Friday, October 15, 2010

Classic Dylan, for the first time.

Five days from now, on October 19, Columbia Records will release a "Bootleg Series" two CD set of early Bob Dylan recordings, The Witmark Demos 1962-1964. The set's title comes from these having been "demo" recordings Dylan made during the first two years of his recording career, mostly for the publisher Witmark Music, but a few of the earliest for another house. These recordings were not made for publication, but rather for the publisher to play for other recording artists who migiht be interested in covering them. Consequently, Dylan's approach to them is relaxed. Most of these songs were also recorded by Dylan for publication, and included on his early albums, from Bob Dylan (1962; follow the link and scroll down for some interesting commentary that appeared on the liner of this, Dylan's first album, then scroll down further for videos of earlier performances of some of the songs he covered on this album) through Bringing It All Back Home (1965), and a few on later albums. Some were never included in official Dylan albums, but only on bootlegs, and some others were never released by Dylan. As Michael Simmons noted in MOJO:
In addition to the obvious classics, there are renditions of little-known Bobtunes that in hindsight stand with his best from this time (15 of the songs here have never been officially released by Bob in any form). Long Time Gone is a powerful refutation of any attempt to tame the drifting protagonist. It includes the line "But I know I ain't no prophet / An' I ain't no prophet's son" - that predates the spokesman-for-a-generation furore (he may be more prophetic than he knows). With a sprightly rhythm, engaging melody and offbeat chord changes for the folk idiom, Guess I'm Doing Fine is another anthem of determination.
You can listen to 22 of the 47 tracks in this collection on the NPR website. The demo of "Blowin' in the Wind" struck me as better than the version released on The Freewheelin' Bob Dylan, but this may just have been a "shock of the new" reaction. "Long Ago, Far Away", which I previously knew only from the Brothers Four Sing of Our Times album (you can play a sample here), seems badly recorded; Dylan's voice on "far away" sounding very screechy. The anthemic "When the Ship Comes In"--my favorite version has long been that of The Hillmen, Chris Hillman's pre-Byrds bluegrass group (listen here)--is here done by Dylan accompanying himself on piano, and done splendidly. Other songs I'd never heard, like the aforementioned "I'm Doing Fine", were especially pleasant surprises.

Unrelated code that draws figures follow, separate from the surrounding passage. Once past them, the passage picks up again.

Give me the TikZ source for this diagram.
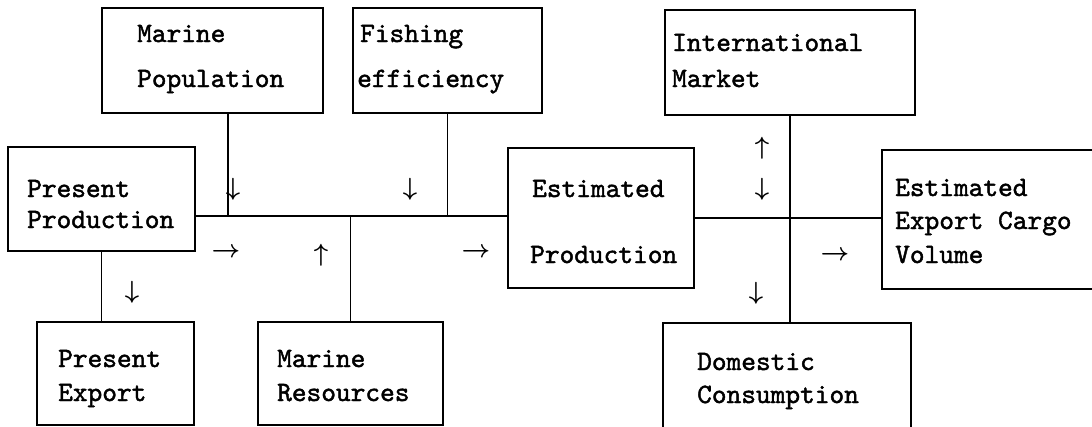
\documentclass[tikz,border=0pt]{standalone}
\usepackage{amsmath}
\usepackage{fontspec}
\newfontfamily\boxfont{lmmono10-regular.otf}[FakeBold=1.6]
\begin{document}
\begin{tikzpicture}[x=1pt,y=-1pt,
  box/.style={draw=black,line width=1.6pt,inner sep=0pt,fill=none},
  label/.style={anchor=base west,inner sep=0pt,
    font=\fontsize{28}{30}\selectfont\boxfont},
  flow/.style={anchor=center,inner sep=0pt,font=\fontsize{24}{26}\selectfont},
  link/.style={draw=black,line width=1.6pt}]
\useasboundingbox (0,0) rectangle (1092,426);

% boxes
\node[box,minimum width=221pt,minimum height=105pt] (mp) at (212.5,60.5) {};
\node[box,minimum width=189pt,minimum height=105pt] (fe) at (447.5,60.5) {};
\node[box,minimum width=250pt,minimum height=105pt] (im) at (790,62.5) {};
\node[box,minimum width=187pt,minimum height=104pt] (pp) at (101.5,199) {};
\node[box,minimum width=186pt,minimum height=140pt] (ep) at (601,218) {};
\node[box,minimum width=228pt,minimum height=139pt] (ec) at (996,219.5) {};
\node[box,minimum width=157pt,minimum height=103pt] (pe) at (115.5,373.5) {};
\node[box,minimum width=185pt,minimum height=103pt] (mr) at (350.5,373.5) {};
\node[box,minimum width=248pt,minimum height=113pt] (dc) at (787,379.5) {};

% box texts
\node[label] (mpa) at (137,42) {Marine};
\node[label] (mpb) at (137,87) {Population};
\node[label] (fea) at (360,42) {Fishing};
\node[label] (feb) at (357,87) {efficiency};
\node[label] (ima) at (672,51) {International};
\node[label] (imb) at (672,87) {Market};
\node[label] (ppa) at (27,197) {Present};
\node[label] (ppb) at (27,228) {Production};
\node[label] (epa) at (532,197) {Estimated};
\node[label] (epb) at (530,263) {Production};
\node[label] (eca) at (895,196) {Estimated};
\node[label] (ecb) at (895,229) {Export Cargo};
\node[label] (ecc) at (895,263) {Volume};
\node[label] (pea) at (58,367) {Present};
\node[label] (peb) at (58,401) {Export};
\node[label] (mra) at (277,367) {Marine};
\node[label] (mrb) at (277,401) {Resources};
\node[label] (dca) at (697,370) {Domestic};
\node[label] (dcb) at (697,403) {Consumption};

% junction of the left-hand lines
\coordinate (jmain) at (228,216);

% connecting lines
\draw[link] (mp.south -| jmain) -- (jmain);
\draw[link] (fe.south) -- (fe.south |- jmain);
\draw[link] (pp.east |- jmain) -- (ep.west |- jmain);
\draw[link] (mr.north) -- (mr.north |- jmain);
\draw[link] (pp.south) -- (pe.north -| pp.south);
\draw[link] (ep.east) -- (ep.east -| ec.west);
\draw[link] (im.south) -- (dc.north -| im.south);

% flow direction marks
\node[flow] (d1) at (233,189) {$\boldsymbol{\downarrow}$};
\node[flow] (d2) at (410,189) {$\boldsymbol{\downarrow}$};
\node[flow] (r1) at (226,253) {$\boldsymbol{\rightarrow}$};
\node[flow] (u1) at (321,255) {$\boldsymbol{\uparrow}$};
\node[flow] (r2) at (476,253) {$\boldsymbol{\rightarrow}$};
\node[flow] (d3) at (132,292) {$\boldsymbol{\downarrow}$};
\node[flow] (u2) at (762,148) {$\boldsymbol{\uparrow}$};
\node[flow] (d4) at (762,189) {$\boldsymbol{\downarrow}$};
\node[flow] (d5) at (756,293) {$\boldsymbol{\downarrow}$};
\node[flow] (r3) at (835,256) {$\boldsymbol{\rightarrow}$};
\end{tikzpicture}
\end{document}
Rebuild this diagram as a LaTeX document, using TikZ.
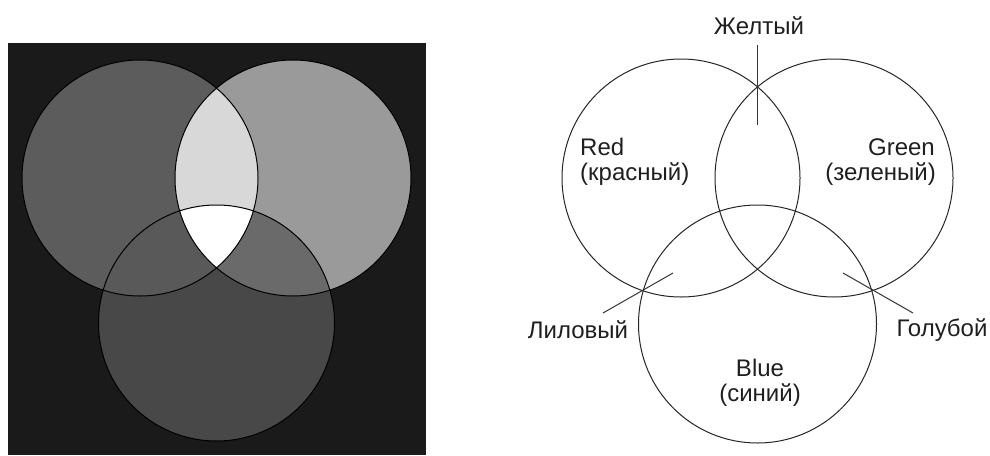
\documentclass[tikz,border=0pt]{standalone}
\usepackage{fontspec}
\setmainfont{Liberation Sans}
\begin{document}
\begin{tikzpicture}[x=1pt,y=-1pt,
  lbl/.style={font=\fontsize{24}{28}\selectfont, inner sep=0pt, text=black!88},
  ring/.style={draw=black!85, line width=1pt},
  lead/.style={draw=black!80, line width=1pt}]
\definecolor{bgdark}{HTML}{1A1A1A}
\definecolor{cR}{HTML}{5C5C5C}
\definecolor{cG}{HTML}{9A9A9A}
\definecolor{cB}{HTML}{484848}
\definecolor{cRB}{HTML}{595959}
\definecolor{cGB}{HTML}{6A6A6A}
\definecolor{cRG}{HTML}{D8D8D8}
\useasboundingbox (0,0) rectangle (990,455);
% ---------- left panel ----------
\def\rr{118}
\fill[bgdark] (8,43) rectangle (426,455);
\coordinate (LR) at (140,178);
\coordinate (LG) at (293,178);
\coordinate (LB) at (216.5,323);
\fill[cR] (LR) circle[radius=\rr];
\fill[cG] (LG) circle[radius=\rr];
\fill[cB] (LB) circle[radius=\rr];
\begin{scope}
  \clip (LG) circle[radius=\rr];
  \fill[cGB] (LB) circle[radius=\rr];
\end{scope}
\begin{scope}
  \clip (LR) circle[radius=\rr];
  \fill[cRG] (LG) circle[radius=\rr];
  \fill[cRB] (LB) circle[radius=\rr];
  \clip (LG) circle[radius=\rr];
  \fill[white] (LB) circle[radius=\rr];
\end{scope}
\draw[black, line width=1pt] (LR) circle[radius=\rr] (LG) circle[radius=\rr] (LB) circle[radius=\rr];
% ---------- right panel ----------
\def\RR{119}
\coordinate (RR) at (681,178);
\coordinate (RG) at (834,178);
\coordinate (RB) at (757.5,324);
\draw[ring] (RR) circle[radius=\RR];
\draw[ring] (RG) circle[radius=\RR];
\draw[ring] (RB) circle[radius=\RR];
\node[lbl, anchor=west] (red) at (580,147) {Red};
\node[lbl, anchor=west] (redr) at (580,174) {(красный)};
\node[lbl, anchor=east] (green) at (935,147) {Green};
\node[lbl, anchor=east] (greenr) at (936,174) {(зеленый)};
\node[lbl] (blue) at (760,368) {Blue};
\node[lbl] (bluer) at (760,395) {(синий)};
\node[lbl] (yel) at (759,26) {Желтый};
\node[lbl] (lil) at (578,330) {Лиловый};
\node[lbl] (gol) at (942,330) {Голубой};
\coordinate (y1) at (757.5,45);
\coordinate (y2) at (757.5,125);
\coordinate (l1) at (603,313);
\coordinate (l2) at (673,273);
\coordinate (g1) at (913,313);
\coordinate (g2) at (843,273);
\draw[lead] (y1) -- (y2);
\draw[lead] (l1) -- (l2);
\draw[lead] (g1) -- (g2);
\end{tikzpicture}
\end{document}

As Michael Simmons sums it up:
I'm betting a lot of young people of the 21st century will find comfort listening to this young man of the 20th as he begins his odyssey. All eras set challenges for young minds - and Lord knows everyone gets the blues. True artists make their own mistakes and learn their own lessons, but it never hurts to know where giants have trod before embarking on a journey of your own.